While the violence that tore at Liberia from 1989-1996 is over, Mr. Taylor's critics say he accepts little criticism, harshly punishes those who anger him and has cracked down on the press.
Some people especially fear that the fledgling security services may not be properly trained and could be dominated by former fighters from Mr. Taylor's civil-war faction.
Mr. Carter, though, said he was satisfied with Liberia's security so far.
"I think the people have confidence in the security situation here, particularly with ECOMOG present," he said of the Nigerian-led West African peacekeeping force that is helping keep the peace in Liberia.

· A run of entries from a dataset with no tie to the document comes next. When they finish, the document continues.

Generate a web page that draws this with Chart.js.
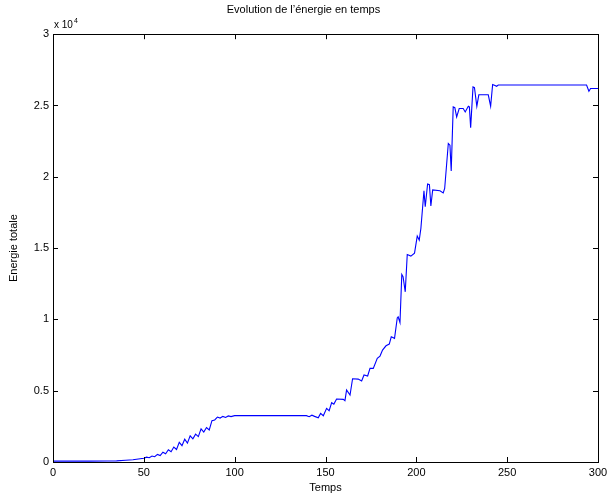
<!DOCTYPE html>
<html>
<head>
<meta charset="utf-8">
<script src="https://cdn.jsdelivr.net/npm/chart.js@4.4.1/dist/chart.umd.min.js"></script>
<style>
  html, body { margin: 0; padding: 0; background: #fff; }
  #wrap { width: 607px; height: 497px; }
</style>
</head>
<body>
<div id="wrap"><canvas id="grafico"></canvas></div>
<script>
// Datos
const temps = [0, 10, 20, 30, 35, 40, 44, 47, 50, 51.5, 53, 54.5, 56, 57.5, 59, 60.5, 62, 63.5, 65, 66.5, 68, 69.5, 71, 72.5, 74, 75.5, 77, 78.5, 80, 81.5, 83, 84.5, 86, 87.5, 89, 90.5, 92, 93.5, 95, 96.5, 98, 100,
  139.5, 141, 142.5, 144, 146, 147.3, 148.8, 150.6, 152, 153.4, 154.6, 156.1, 159.8, 160.7, 161.6, 163.5, 164.9, 168, 169.9, 171.2, 173.2, 174.5, 176.3, 178.5, 180, 181.4, 183.3, 185.1, 186.2, 188, 189.5, 190, 191,
  192, 192.7, 193.9, 195, 197, 199, 200.5, 201.6, 202.5, 204.2, 204.9, 206.2, 207.2, 208, 209, 213, 214.8, 215.6, 217.6, 218.5, 219.2, 220.3, 221.2, 222.2, 223.6, 225.8, 226.9, 228.6, 229.2, 229.9,
  231.2, 232, 233.3, 234.4, 239.6, 240.9, 242, 243, 244.2, 245.1, 293.7, 295, 295.9, 300];
const energie = [60, 60, 60, 70, 80, 120, 160, 210, 260, 340, 300, 420, 370, 530, 450, 690, 580, 860, 720, 1050, 880, 1380, 1150, 1600, 1320, 1830, 1620, 1950, 1780, 2330, 2100, 2420, 2250, 2900, 2950, 3150, 3080, 3200, 3120, 3230, 3180, 3250,
  3250, 3180, 3280, 3200, 3100, 3410, 3245, 3760, 3600, 4160, 4060, 4415, 4390, 4300, 5045, 4695, 5840, 5815, 5675, 6100, 6030, 6565, 6565, 7265, 7430, 7850, 8150, 8270, 8780, 8670, 10100, 10180, 9780,
  13150, 13000, 11935, 14550, 14440, 14650, 15840, 15560, 16375, 19010, 17900, 19500, 19450, 17950, 19080, 19020, 18870, 19180, 22335, 22215, 20415, 24900, 24850, 24200, 24790, 24790, 24550, 24950, 24900, 23450,
  26300, 26250, 24950, 25750, 25750, 24950, 26470, 26420, 26350, 26440, 26440, 26000, 26190, 26190];
const ticksX = [0, 50, 100, 150, 200, 250, 300];
const ticksY = [0, 5000, 10000, 15000, 20000, 25000, 30000];

const fuente = 'Liberation Sans, Arial, Helvetica, sans-serif';
Chart.defaults.font.family = fuente;
Chart.defaults.color = '#000';

// Plugin: caja estilo MATLAB con marcas interiores y "x 10^4"
const cajaMatlab = {
  id: 'cajaMatlab',
  afterDraw(chart) {
    const { ctx, chartArea: a, scales: { x, y } } = chart;
    ctx.save();
    ctx.strokeStyle = '#000';
    ctx.lineWidth = 1;
    const L = 5;
    ctx.beginPath();
    ticksX.forEach(v => {
      const px = Math.round(x.getPixelForValue(v)) + 0.5;
      ctx.moveTo(px, a.bottom); ctx.lineTo(px, a.bottom - L);
      ctx.moveTo(px, a.top); ctx.lineTo(px, a.top + L);
    });
    ticksY.forEach(v => {
      const py = Math.round(y.getPixelForValue(v)) + 0.5;
      ctx.moveTo(a.left, py); ctx.lineTo(a.left + L, py);
      ctx.moveTo(a.right, py); ctx.lineTo(a.right - L, py);
    });
    ctx.stroke();
    ctx.strokeRect(Math.round(a.left) + 0.5, Math.round(a.top) + 0.5, Math.round(a.right - a.left), Math.round(a.bottom - a.top));
    ctx.fillStyle = '#000';
    ctx.textBaseline = 'alphabetic';
    ctx.font = '10px ' + fuente;
    ctx.fillText('x 10', a.left + 1, a.top - 6);
    const w = ctx.measureText('x 10').width;
    ctx.font = '7px ' + fuente;
    ctx.fillText('4', a.left + 1 + w + 1, a.top - 11);
    ctx.restore();
  }
};

const crearGrafico = () => {
  const data = {
    datasets: [{
      label: 'Energie totale',
      data: temps.map((t, i) => ({ x: t, y: energie[i] })),
      borderColor: '#0000ff',
      borderWidth: 1.1,
      pointRadius: 0,
      tension: 0,
      fill: false
    }]
  };
  const config = {
    type: 'line',
    data: data,
    options: {
      responsive: false,
      animation: false,
      layout: { padding: { left: 0, right: 0, top: 0, bottom: 0 } },
      plugins: {
        legend: { display: false },
        tooltip: { enabled: false },
        title: {
          display: true,
          text: 'Evolution de l\u2019énergie en temps',
          font: { size: 11, weight: 'normal' },
          color: '#000',
          padding: { top: 3, bottom: 18 }
        }
      },
      scales: {
        x: {
          type: 'linear',
          min: 0, max: 300,
          afterBuildTicks: s => { s.ticks = ticksX.map(v => ({ value: v })); },
          afterFit: s => { s.height = 35; s.paddingRight = 9; },
          grid: { display: false, drawTicks: false },
          border: { display: false },
          ticks: { font: { size: 11 }, color: '#000', padding: 4, maxRotation: 0 },
          title: { display: true, text: 'Temps', font: { size: 11 }, color: '#000', padding: { top: 0, bottom: 2 } }
        },
        y: {
          type: 'linear',
          min: 0, max: 30000,
          afterBuildTicks: s => { s.ticks = ticksY.map(v => ({ value: v })); },
          afterFit: s => { s.width = 53; },
          grid: { display: false, drawTicks: false },
          border: { display: false },
          ticks: { font: { size: 11 }, color: '#000', padding: 4, callback: v => String(v / 10000) },
          title: { display: true, text: 'Energie totale', font: { size: 11 }, color: '#000', padding: { top: 7, bottom: 0 } }
        }
      }
    },
    plugins: [cajaMatlab]
  };
  const canvas = document.querySelector('#grafico');
  canvas.width = 607; canvas.height = 497;
  new Chart(canvas.getContext('2d'), config);
};

crearGrafico();
</script>
</body>
</html>
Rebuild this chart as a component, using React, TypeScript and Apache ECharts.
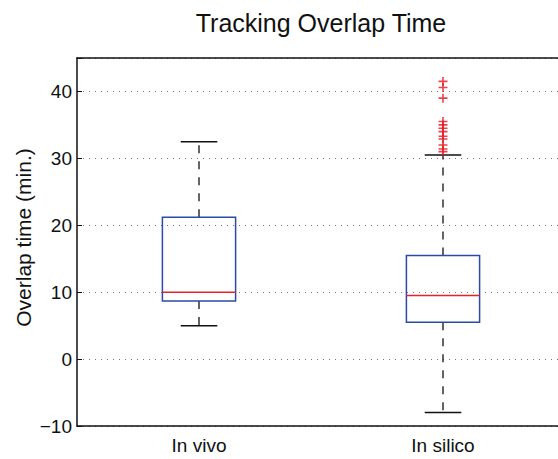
import React, { useEffect, useRef } from 'react';
import * as echarts from 'echarts';

// Groups shown along the x axis
const categories = ['In vivo', 'In silico'];
// Box statistics per group: [lower whisker, Q1, median, Q3, upper whisker]
const inVivoStats = [5, 8.7, 10, 21.2, 32.5];
const inSilicoStats = [-8, 5.5, 9.5, 15.5, 30.5];
// Points beyond the upper whisker of the "In silico" group
const inSilicoOutliers = [31.0, 31.4, 32.0, 32.9, 33.3, 34.0, 34.5, 35.0, 35.5, 39.0, 40.6, 41.5];
// Labelled y ticks
const yTicks = [-10, 0, 10, 20, 30, 40];

const FONT = "'Liberation Sans', Arial, Helvetica, sans-serif";
const TEXT = '#111';
const BOX_BLUE = '#2b4ba6';
const MEDIAN_RED = '#e8232d';
const OUTLIER_RED = '#e5141f';

const PLUS = 'path://M4.1,0h1.8v4.1h4.1v1.8h-4.1v4.1h-1.8v-4.1h-4.1v-1.8h4.1z';

function renderBox(params: any, api: any) {
  const idx = api.value(0);
  const lo = api.value(1);
  const q1 = api.value(2);
  const med = api.value(3);
  const q3 = api.value(4);
  const hi = api.value(5);
  const band = api.size([1, 0])[0];
  const half = band * 0.15;
  const cap = band * 0.075;
  const [cx, yLo] = api.coord([idx, lo]);
  const yQ1 = api.coord([idx, q1])[1];
  const yMed = api.coord([idx, med])[1];
  const yQ3 = api.coord([idx, q3])[1];
  const yHi = api.coord([idx, hi])[1];
  return {
    type: 'group',
    children: [
      {
        type: 'line',
        shape: { x1: cx, y1: yQ3, x2: cx, y2: yHi },
        style: { stroke: TEXT, lineWidth: 1.3, lineDash: [8, 8] },
      },
      {
        type: 'line',
        shape: { x1: cx, y1: yQ1, x2: cx, y2: yLo },
        style: { stroke: TEXT, lineWidth: 1.3, lineDash: [8, 8] },
      },
      {
        type: 'line',
        shape: { x1: cx - cap, y1: yHi, x2: cx + cap, y2: yHi },
        style: { stroke: TEXT, lineWidth: 1.5 },
      },
      {
        type: 'line',
        shape: { x1: cx - cap, y1: yLo, x2: cx + cap, y2: yLo },
        style: { stroke: TEXT, lineWidth: 1.5 },
      },
      {
        type: 'rect',
        shape: { x: cx - half, y: yQ3, width: half * 2, height: yQ1 - yQ3 },
        style: { fill: 'none', stroke: BOX_BLUE, lineWidth: 1.5 },
      },
      {
        type: 'line',
        shape: { x1: cx - half, y1: yMed, x2: cx + half, y2: yMed },
        style: { stroke: MEDIAN_RED, lineWidth: 1.5 },
      },
    ],
  };
}

export default function App() {
  const ref = useRef<HTMLDivElement>(null);

  useEffect(() => {
    if (!ref.current) return;
    const chart = echarts.init(ref.current, undefined, { renderer: 'svg' });
    chart.setOption({
      animation: false,
      backgroundColor: 'transparent',
      graphic: [
        {
          type: 'text',
          x: 321,
          y: 22.5,
          style: {
            text: 'Tracking Overlap Time',
            font: `25px ${FONT}`,
            fill: TEXT,
            align: 'center',
            verticalAlign: 'middle',
          },
        },
        {
          type: 'text',
          x: 23,
          y: 237.5,
          rotation: Math.PI / 2,
          style: {
            text: 'Overlap time (min.)',
            font: `21px ${FONT}`,
            fill: TEXT,
            align: 'center',
            verticalAlign: 'middle',
          },
        },
      ],
      grid: {
        left: 77,
        top: 58,
        right: 35,
        height: 368,
        containLabel: false,
        outerBoundsMode: 'none',
      },
      xAxis: [
        {
          type: 'category',
          data: categories,
          axisLine: { onZero: false, lineStyle: { color: TEXT, width: 1.5 } },
          axisTick: { show: false },
          axisLabel: { fontFamily: FONT, fontSize: 19, color: TEXT, margin: 10 },
        },
        {
          // top frame edge of the plot box
          type: 'category',
          position: 'top',
          data: categories,
          axisLine: { onZero: false, lineStyle: { color: TEXT, width: 1.5 } },
          axisTick: { show: false },
          axisLabel: { show: false },
        },
      ],
      yAxis: {
        type: 'value',
        min: -10,
        max: 45,
        interval: 10,
        axisLine: { show: true, lineStyle: { color: TEXT, width: 1.5 } },
        axisTick: { show: true, inside: true, length: 5, lineStyle: { color: TEXT, width: 1 } },
        axisLabel: {
          fontFamily: FONT,
          fontSize: 19,
          color: TEXT,
          margin: 5,
          formatter: (v: number) =>
            yTicks.includes(v) ? (v < 0 ? '\u2212' + Math.abs(v) : String(v)) : '',
        },
        splitLine: { show: true, lineStyle: { color: '#777', width: 1, type: [1, 5] } },
      },
      series: [
        {
          type: 'custom',
          renderItem: renderBox,
          encode: { x: 0, y: [1, 2, 3, 4, 5] },
          data: [
            [0, ...inVivoStats],
            [1, ...inSilicoStats],
          ],
        },
        {
          type: 'scatter',
          symbol: PLUS,
          symbolSize: 9,
          itemStyle: { color: OUTLIER_RED },
          data: inSilicoOutliers.map((v) => [categories[1], v]),
        },
      ],
    });
    return () => chart.dispose();
  }, []);

  // The plot box runs past the right edge of the visible area, so the chart
  // canvas is wider than the clipping frame around it.
  return (
    <div
      style={{
        position: 'fixed',
        left: 0,
        top: 0,
        width: 558,
        height: 459,
        overflow: 'hidden',
        background: '#fff',
      }}
    >
      <div ref={ref} style={{ width: 600, height: 459 }} />
    </div>
  );
}
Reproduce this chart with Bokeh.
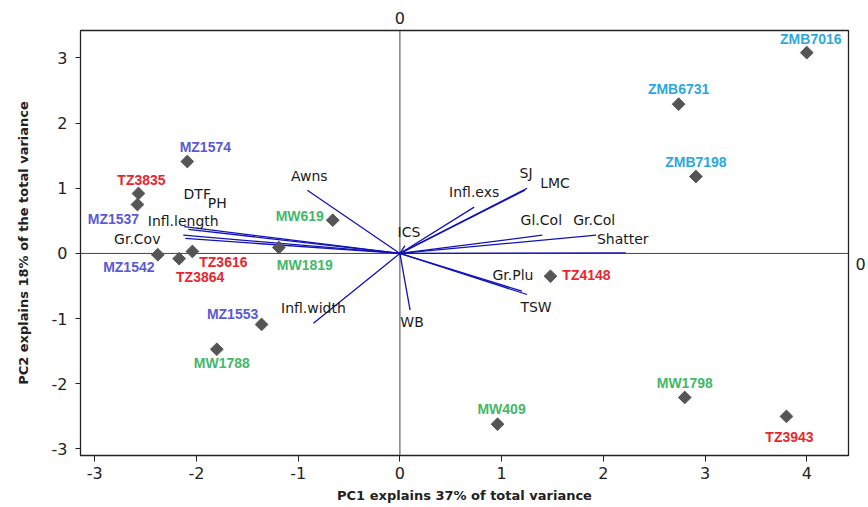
import math
from bokeh.plotting import figure
from bokeh.models import ColumnDataSource, Span, LinearAxis, FixedTicker, Range1d
from bokeh.core.properties import value
from bokeh.embed import file_html
from bokeh.resources import INLINE

# ---- genotype scores (PC1, PC2) ----
genotypes = ["ZMB7016", "ZMB6731", "ZMB7198", "MZ1574", "TZ3835", "MZ1537",
             "MW619", "MW1819", "MZ1542", "TZ3864", "TZ3616", "TZ4148",
             "MZ1553", "MW1788", "MW409", "MW1798", "TZ3943"]
pc1 = [4.00, 2.74, 2.91, -2.09, -2.57, -2.58, -0.66, -1.19, -2.38, -2.17,
       -2.04, 1.48, -1.36, -1.80, 0.96, 2.80, 3.80]
pc2 = [3.08, 2.29, 1.18, 1.41, 0.92, 0.75, 0.51, 0.09, -0.02, -0.08,
       0.03, -0.35, -1.09, -1.47, -2.62, -2.21, -2.50]
groups = ["ZMB", "ZMB", "ZMB", "MZ", "TZ", "MZ", "MW", "MW", "MZ", "TZ",
          "TZ", "TZ", "MZ", "MW", "MW", "MW", "TZ"]

# ---- variable loadings ----
variables = ["Awns", "DTF", "PH", "Infl.length", "Gr.Cov", "Infl.width", "WB",
             "ICS", "Infl.exs", "SJ", "LMC", "Gl.Col", "Gr.Col", "Shatter",
             "Gr.Plu", "TSW"]
load1 = [-0.91, -2.12, -2.08, -2.13, -2.11, -0.85, 0.10, 0.05, 0.73, 1.25,
         1.23, 1.40, 1.93, 2.22, 1.20, 1.25]
load2 = [0.97, 0.41, 0.37, 0.28, 0.23, -1.07, -0.87, 0.12, 0.71, 1.00,
         0.97, 0.28, 0.28, 0.01, -0.58, -0.63]

# ---- axis ticks ----
x_ticks = [-3, -2, -1, 0, 1, 2, 3, 4]
x_tick_labels = ["-3", "-2", "-1", "0", "1", "2", "3", "4"]
y_ticks = [-3, -2, -1, 0, 1, 2, 3]
y_tick_labels = ["-3", "-2", "-1", "0", "1", "2", "3"]

x_title = "PC1 explains 37% of total variance"
y_title = "PC2 explains 18% of the total variance"

# ---- styling ----
group_colors = {"ZMB": "#2aa8e0", "MZ": "#5a5ad4", "TZ": "#e8262f", "MW": "#44b868"}
geno_dx = [4, 0, 0, 18, 3, -24, -33, 26, -29, 21, 31, 36, -29, 5, 4, 0, 3]
geno_dy = [-14, -15, -15, -15, -13, 14, -4, 17, 12, 18, 11, -1, -10, 14, -15, -14, 21]
var_dx = [2, 13, 29, 0, -48, 0, 2, 4, 0, -1, 30, -1, -2, -3, -9, 9]
var_dy = [-14, -33, -26, -14, 1, -15, 12, -14, -15, -15, -7, -15, -15, -14, -16, 13]

tick_font = "DejaVu Sans"

p = figure(width=868, height=507, output_backend="svg", toolbar_location=None,
           x_range=Range1d(-3.14, 4.41), y_range=Range1d(-3.10, 3.42),
           min_border_left=80, min_border_right=18, min_border_top=30,
           min_border_bottom=52)
p.xgrid.visible = False
p.ygrid.visible = False
p.outline_line_color = "#222222"
p.outline_line_width = 1.3
p.background_fill_color = "white"
p.border_fill_color = "white"

# bottom axis
xa = p.xaxis[0]
xa.ticker = FixedTicker(ticks=x_ticks)
xa.major_label_overrides = dict(zip(x_ticks, x_tick_labels))
xa.axis_label = x_title
xa.axis_label_text_font = "DejaVu Sans"
xa.axis_label_text_font_style = "bold"
xa.axis_label_text_font_size = "13px"
xa.axis_label_text_color = "#222222"
xa.axis_label_standoff = 6
xa.major_label_text_font = tick_font
xa.major_label_text_font_size = "16px"
xa.major_label_text_color = "#222222"
xa.major_label_standoff = 5
xa.major_tick_in = 0
xa.major_tick_out = 6
xa.minor_tick_line_color = None
xa.axis_line_color = "#222222"
xa.major_tick_line_color = "#222222"

# left axis
ya = p.yaxis[0]
ya.ticker = FixedTicker(ticks=y_ticks)
ya.major_label_overrides = dict(zip(y_ticks, y_tick_labels))
ya.axis_label = y_title
ya.axis_label_text_font = "DejaVu Sans"
ya.axis_label_text_font_style = "bold"
ya.axis_label_text_font_size = "13px"
ya.axis_label_text_color = "#222222"
ya.axis_label_standoff = 18
ya.major_label_text_font = tick_font
ya.major_label_text_font_size = "16px"
ya.major_label_text_color = "#222222"
ya.major_label_standoff = 8
ya.major_tick_in = 0
ya.major_tick_out = 5
ya.minor_tick_line_color = None
ya.axis_line_color = "#222222"
ya.major_tick_line_color = "#222222"

# top and right axes: only the zero mark
top = LinearAxis(ticker=FixedTicker(ticks=[0]), axis_line_color=None,
                 major_tick_line_color=None, minor_tick_line_color=None,
                 major_label_standoff=1, major_label_text_font=tick_font,
                 major_label_text_font_size="16px", major_label_text_color="#222222")
p.add_layout(top, "above")
right = LinearAxis(ticker=FixedTicker(ticks=[0]), axis_line_color=None,
                   major_tick_line_color=None, minor_tick_line_color=None,
                   major_label_standoff=1, major_label_text_font=tick_font,
                   major_label_text_font_size="16px", major_label_text_color="#222222",
                   major_label_overrides={0: "\n0"})
p.add_layout(right, "right")

# zero lines
p.add_layout(Span(location=0, dimension="width", line_color="#444444",
                  line_width=1, level="underlay"))
p.add_layout(Span(location=0, dimension="height", line_color="#444444",
                  line_width=1, level="underlay"))

# loading vectors
vsrc = ColumnDataSource(dict(name=variables, x=load1, y=load2, dx=var_dx, dy=var_dy))
p.segment(x0=0, y0=0, x1="x", y1="y", source=vsrc, line_color="#1212b8", line_width=1.3)
p.text(x="x", y="y", text="name", x_offset="dx", y_offset="dy", source=vsrc,
       text_align="center", text_baseline="middle", text_font=value("DejaVu Sans"),
       text_font_size="14px", text_color="#1a1a1a")

# genotype points
gsrc = ColumnDataSource(dict(name=genotypes, x=pc1, y=pc2, dx=geno_dx, dy=geno_dy,
                             color=[group_colors[g] for g in groups]))
p.scatter("x", "y", source=gsrc, marker="square", angle=math.pi / 4, size=9,
          fill_color="#555555", line_color="#555555")
p.text(x="x", y="y", text="name", x_offset="dx", y_offset="dy", source=gsrc,
       text_align="center", text_baseline="middle", text_font=value("Liberation Sans"),
       text_font_style="bold", text_font_size="14px", text_color="color")

open("out.html", "w").write(file_html(p, INLINE))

Mr. Carter said he told Mr. Taylor during their Friday meeting that he shared Mr. Taylor's concern that ECOMOG was overly dominated by one country. Mr. Taylor has tense relations with ECOMOG and its Nigerian commanders.
The peacekeeping contingent "cannot be a Nigerian force," said Mr. Carter, who added that he did recognize that country's contribution to regional security.
Mr. Carter and his wife Rosalyn is on an 11-day African tour aimed at promoting his Atlanta-based Carter Center anti-disease programs and peace efforts.
Mr. Carter, who briefly visited Liberia in 1977 while he was president, left Saturday for neighboring Guinea. The Carters earlier visited Mozambique, South Africa, Mali and Ivory Coast.